EXERCISE REQUIREMENTS: Check each line of the listing for the word "using" and give only the number of lines that have it.

--- GIVEN RECORDS ---

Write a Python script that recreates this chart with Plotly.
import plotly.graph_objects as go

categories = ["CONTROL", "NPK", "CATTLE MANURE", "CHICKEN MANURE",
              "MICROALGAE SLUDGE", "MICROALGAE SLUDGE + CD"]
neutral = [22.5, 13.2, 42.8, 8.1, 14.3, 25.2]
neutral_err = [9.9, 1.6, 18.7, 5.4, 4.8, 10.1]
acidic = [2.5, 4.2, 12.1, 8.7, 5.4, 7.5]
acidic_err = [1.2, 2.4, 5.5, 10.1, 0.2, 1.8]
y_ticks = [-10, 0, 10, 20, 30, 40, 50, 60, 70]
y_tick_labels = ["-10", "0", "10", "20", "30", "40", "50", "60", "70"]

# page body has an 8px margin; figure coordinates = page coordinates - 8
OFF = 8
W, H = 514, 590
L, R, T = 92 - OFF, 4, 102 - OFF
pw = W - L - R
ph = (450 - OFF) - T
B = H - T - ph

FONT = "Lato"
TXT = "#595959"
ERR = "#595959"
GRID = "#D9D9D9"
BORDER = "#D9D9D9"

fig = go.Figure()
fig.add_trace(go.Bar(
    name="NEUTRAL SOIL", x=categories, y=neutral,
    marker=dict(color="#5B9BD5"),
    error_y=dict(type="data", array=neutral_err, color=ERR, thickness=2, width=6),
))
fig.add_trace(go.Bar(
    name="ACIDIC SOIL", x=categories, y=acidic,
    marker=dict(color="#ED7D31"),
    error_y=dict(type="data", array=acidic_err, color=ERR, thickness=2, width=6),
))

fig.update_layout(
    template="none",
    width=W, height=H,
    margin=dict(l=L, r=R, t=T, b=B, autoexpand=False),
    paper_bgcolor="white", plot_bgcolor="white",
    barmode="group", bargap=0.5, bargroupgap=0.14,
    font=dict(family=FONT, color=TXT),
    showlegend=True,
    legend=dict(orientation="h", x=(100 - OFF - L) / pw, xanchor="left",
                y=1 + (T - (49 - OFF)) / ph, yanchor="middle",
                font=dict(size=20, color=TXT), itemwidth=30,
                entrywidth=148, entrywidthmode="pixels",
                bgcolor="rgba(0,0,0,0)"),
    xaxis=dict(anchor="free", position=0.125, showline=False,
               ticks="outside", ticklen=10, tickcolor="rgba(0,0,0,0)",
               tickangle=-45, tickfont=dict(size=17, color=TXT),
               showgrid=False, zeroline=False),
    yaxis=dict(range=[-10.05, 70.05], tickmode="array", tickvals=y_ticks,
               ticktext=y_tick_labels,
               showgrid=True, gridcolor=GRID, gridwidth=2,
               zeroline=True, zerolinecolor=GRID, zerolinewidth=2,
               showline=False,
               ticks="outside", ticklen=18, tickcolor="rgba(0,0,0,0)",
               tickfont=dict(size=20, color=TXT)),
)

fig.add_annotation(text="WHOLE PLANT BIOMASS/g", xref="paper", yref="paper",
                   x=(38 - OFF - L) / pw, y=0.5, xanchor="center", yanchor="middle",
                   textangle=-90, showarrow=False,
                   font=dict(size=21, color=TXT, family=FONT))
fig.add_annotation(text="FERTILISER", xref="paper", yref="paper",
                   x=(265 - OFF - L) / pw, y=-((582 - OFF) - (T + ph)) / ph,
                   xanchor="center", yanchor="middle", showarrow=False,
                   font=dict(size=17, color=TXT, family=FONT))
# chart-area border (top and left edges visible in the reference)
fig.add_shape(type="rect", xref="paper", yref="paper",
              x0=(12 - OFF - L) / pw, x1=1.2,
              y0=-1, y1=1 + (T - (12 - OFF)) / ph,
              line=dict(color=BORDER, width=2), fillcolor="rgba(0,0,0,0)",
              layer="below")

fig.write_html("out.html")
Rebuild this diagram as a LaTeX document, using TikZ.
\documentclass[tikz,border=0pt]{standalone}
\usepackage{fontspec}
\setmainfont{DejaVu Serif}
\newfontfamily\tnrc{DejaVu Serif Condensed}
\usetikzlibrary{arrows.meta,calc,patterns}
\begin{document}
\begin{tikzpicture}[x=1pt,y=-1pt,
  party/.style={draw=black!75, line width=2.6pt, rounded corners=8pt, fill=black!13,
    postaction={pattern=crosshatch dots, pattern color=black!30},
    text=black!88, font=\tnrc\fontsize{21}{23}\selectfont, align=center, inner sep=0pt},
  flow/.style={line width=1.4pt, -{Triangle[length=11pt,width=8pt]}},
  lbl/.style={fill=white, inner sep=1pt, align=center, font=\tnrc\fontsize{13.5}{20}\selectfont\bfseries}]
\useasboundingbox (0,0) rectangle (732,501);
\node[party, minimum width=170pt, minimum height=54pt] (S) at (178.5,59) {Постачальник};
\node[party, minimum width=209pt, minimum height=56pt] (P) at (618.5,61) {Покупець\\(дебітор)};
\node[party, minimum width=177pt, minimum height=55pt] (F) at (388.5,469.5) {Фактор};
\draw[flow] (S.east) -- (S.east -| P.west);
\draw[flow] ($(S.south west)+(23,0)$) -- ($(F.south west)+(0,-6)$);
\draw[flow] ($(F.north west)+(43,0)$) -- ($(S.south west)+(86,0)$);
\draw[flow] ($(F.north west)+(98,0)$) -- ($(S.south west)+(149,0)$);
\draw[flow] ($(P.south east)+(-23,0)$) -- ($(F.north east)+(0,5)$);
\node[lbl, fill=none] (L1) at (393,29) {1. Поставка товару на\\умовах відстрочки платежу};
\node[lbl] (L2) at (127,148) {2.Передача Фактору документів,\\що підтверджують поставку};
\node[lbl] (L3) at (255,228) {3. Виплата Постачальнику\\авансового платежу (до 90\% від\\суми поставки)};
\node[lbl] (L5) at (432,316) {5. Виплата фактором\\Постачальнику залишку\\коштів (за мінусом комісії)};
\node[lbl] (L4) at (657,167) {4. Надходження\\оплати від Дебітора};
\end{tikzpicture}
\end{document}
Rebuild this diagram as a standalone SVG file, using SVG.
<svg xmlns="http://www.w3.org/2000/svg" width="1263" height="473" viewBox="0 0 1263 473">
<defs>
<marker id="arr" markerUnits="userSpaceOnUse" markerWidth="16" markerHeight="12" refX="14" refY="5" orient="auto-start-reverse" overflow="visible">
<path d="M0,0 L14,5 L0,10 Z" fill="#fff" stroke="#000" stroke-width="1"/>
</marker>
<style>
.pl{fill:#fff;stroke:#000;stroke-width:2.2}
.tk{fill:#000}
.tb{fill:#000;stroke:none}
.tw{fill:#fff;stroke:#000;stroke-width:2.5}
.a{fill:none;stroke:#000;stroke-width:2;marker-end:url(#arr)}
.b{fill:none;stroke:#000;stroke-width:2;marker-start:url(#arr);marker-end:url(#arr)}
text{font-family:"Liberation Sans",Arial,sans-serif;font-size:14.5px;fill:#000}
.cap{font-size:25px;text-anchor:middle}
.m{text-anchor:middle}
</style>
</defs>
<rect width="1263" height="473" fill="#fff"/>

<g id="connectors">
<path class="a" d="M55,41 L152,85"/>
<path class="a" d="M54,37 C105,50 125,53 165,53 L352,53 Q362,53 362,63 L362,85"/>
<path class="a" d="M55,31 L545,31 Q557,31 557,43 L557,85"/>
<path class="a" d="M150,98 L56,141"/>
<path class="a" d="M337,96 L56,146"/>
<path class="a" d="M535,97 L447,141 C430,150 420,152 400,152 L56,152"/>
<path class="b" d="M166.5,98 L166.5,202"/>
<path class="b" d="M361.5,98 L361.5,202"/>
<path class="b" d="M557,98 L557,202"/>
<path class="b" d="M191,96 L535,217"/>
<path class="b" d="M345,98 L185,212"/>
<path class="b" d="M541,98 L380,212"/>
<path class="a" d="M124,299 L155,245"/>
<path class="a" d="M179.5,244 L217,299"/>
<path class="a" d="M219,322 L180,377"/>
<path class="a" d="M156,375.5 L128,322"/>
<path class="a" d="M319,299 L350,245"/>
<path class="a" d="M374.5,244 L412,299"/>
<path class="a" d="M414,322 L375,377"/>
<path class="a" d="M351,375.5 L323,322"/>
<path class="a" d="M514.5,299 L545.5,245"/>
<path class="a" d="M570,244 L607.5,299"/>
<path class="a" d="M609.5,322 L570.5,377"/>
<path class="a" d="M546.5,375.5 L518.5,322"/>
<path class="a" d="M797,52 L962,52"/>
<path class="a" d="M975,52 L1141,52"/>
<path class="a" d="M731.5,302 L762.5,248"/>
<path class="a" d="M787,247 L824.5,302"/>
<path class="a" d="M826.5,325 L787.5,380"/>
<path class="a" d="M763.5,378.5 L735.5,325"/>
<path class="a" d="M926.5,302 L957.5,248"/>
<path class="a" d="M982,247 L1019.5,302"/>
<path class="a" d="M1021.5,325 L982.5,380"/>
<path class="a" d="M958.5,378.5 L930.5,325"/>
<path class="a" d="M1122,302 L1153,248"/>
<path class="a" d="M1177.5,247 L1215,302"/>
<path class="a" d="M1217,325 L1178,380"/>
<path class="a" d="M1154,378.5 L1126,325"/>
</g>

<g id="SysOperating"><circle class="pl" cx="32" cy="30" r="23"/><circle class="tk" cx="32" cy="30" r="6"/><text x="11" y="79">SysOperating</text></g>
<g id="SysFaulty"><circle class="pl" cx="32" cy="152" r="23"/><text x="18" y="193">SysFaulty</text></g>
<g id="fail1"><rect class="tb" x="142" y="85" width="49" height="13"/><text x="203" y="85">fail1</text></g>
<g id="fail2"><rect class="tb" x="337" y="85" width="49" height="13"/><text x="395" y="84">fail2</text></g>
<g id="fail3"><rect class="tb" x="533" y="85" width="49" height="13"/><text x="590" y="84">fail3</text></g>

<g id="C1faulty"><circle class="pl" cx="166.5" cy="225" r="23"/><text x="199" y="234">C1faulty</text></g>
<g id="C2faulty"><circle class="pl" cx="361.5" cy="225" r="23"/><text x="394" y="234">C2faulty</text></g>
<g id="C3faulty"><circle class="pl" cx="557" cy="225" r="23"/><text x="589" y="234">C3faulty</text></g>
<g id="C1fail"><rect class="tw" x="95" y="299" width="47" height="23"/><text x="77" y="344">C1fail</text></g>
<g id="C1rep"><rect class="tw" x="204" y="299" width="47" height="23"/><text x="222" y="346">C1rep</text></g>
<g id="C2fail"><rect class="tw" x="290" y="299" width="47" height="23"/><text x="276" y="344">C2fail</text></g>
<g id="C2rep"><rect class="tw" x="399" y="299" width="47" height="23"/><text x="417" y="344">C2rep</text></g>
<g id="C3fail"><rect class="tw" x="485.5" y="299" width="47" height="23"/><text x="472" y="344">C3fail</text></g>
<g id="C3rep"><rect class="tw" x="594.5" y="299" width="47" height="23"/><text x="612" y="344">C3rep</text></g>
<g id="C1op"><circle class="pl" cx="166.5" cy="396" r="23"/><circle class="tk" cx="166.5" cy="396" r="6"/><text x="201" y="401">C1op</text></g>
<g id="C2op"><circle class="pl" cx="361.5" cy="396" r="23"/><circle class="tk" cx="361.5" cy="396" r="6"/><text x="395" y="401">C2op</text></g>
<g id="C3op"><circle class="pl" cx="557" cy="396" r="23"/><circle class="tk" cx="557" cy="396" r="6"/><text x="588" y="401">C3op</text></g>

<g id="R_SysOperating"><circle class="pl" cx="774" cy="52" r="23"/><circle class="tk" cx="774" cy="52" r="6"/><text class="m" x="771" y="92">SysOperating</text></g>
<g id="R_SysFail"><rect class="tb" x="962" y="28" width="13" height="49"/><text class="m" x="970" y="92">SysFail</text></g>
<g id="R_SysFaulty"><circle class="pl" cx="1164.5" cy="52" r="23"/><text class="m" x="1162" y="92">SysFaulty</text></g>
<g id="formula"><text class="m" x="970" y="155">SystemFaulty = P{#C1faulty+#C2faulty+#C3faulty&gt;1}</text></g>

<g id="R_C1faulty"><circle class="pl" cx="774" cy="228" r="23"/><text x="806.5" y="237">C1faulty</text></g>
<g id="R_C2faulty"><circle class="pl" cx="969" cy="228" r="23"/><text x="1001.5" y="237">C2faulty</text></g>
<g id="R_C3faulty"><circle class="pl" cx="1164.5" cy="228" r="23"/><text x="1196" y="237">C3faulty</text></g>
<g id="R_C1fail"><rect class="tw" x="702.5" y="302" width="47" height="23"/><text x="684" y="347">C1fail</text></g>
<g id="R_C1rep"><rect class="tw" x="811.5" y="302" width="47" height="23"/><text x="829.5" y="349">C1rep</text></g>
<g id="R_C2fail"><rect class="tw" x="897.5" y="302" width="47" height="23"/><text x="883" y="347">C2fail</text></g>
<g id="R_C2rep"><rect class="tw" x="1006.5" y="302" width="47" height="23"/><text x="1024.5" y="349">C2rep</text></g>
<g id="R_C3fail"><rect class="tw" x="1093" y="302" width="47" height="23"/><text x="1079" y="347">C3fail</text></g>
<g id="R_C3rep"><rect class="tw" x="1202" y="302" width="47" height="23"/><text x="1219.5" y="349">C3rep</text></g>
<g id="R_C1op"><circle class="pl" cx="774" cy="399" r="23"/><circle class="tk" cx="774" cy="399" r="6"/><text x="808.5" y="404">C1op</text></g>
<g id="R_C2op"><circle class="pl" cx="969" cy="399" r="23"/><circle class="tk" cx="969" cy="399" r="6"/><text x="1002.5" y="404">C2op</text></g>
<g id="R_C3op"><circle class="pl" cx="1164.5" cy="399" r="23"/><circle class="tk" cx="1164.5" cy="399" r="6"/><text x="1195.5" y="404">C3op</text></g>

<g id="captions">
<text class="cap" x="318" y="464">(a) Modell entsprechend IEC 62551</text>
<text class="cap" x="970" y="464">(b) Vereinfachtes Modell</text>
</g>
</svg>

---

REPLY TO THE TASK: 2